**** MATERIAL SHOWN ****
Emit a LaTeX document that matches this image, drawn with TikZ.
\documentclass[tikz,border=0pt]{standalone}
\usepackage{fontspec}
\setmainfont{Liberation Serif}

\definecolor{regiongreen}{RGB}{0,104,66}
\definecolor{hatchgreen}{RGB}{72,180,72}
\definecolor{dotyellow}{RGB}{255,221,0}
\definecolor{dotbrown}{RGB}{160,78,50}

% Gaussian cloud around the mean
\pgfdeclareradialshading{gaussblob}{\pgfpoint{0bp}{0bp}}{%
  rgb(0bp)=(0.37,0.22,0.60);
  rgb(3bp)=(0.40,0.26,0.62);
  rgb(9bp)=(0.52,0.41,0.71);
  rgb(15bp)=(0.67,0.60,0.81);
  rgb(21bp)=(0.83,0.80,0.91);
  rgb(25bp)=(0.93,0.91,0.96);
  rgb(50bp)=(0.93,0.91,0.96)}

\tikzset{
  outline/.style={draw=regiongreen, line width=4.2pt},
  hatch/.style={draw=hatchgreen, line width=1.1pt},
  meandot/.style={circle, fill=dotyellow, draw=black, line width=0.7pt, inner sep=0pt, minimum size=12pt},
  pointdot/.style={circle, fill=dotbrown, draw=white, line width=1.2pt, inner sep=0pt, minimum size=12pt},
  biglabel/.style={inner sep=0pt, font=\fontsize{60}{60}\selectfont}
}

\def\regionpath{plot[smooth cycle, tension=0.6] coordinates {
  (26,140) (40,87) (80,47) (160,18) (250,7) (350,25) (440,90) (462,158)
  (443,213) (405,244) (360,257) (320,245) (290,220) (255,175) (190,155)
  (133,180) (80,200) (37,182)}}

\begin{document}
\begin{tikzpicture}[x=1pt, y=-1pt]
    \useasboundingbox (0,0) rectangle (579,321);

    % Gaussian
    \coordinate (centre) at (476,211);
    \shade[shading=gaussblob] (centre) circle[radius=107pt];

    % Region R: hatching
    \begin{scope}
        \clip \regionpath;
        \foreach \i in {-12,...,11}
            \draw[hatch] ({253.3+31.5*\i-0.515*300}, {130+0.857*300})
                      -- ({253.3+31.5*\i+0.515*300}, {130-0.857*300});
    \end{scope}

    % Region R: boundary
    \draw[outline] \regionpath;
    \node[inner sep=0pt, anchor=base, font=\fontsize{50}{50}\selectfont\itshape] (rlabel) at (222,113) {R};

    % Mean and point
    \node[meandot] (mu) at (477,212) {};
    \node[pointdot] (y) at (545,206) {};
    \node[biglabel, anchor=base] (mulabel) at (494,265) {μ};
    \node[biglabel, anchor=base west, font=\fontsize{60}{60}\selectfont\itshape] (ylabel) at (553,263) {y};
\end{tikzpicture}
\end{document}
****
**** MATERIAL SHOWN ****
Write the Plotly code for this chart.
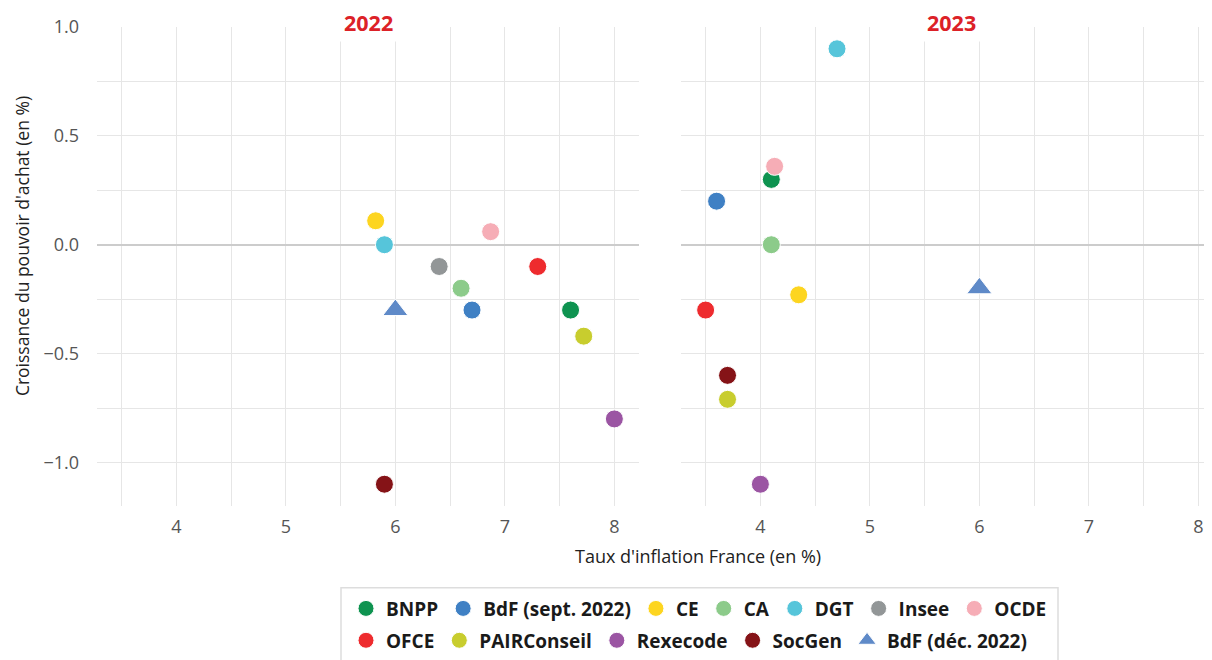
****
**EXERCISE DIRECTIONS:** Which lines above hold the word "this"? Copy each of them.

**FULL RESPONSE:**
Emit a LaTeX document that matches this image, drawn with TikZ.
Write the Plotly code for this chart.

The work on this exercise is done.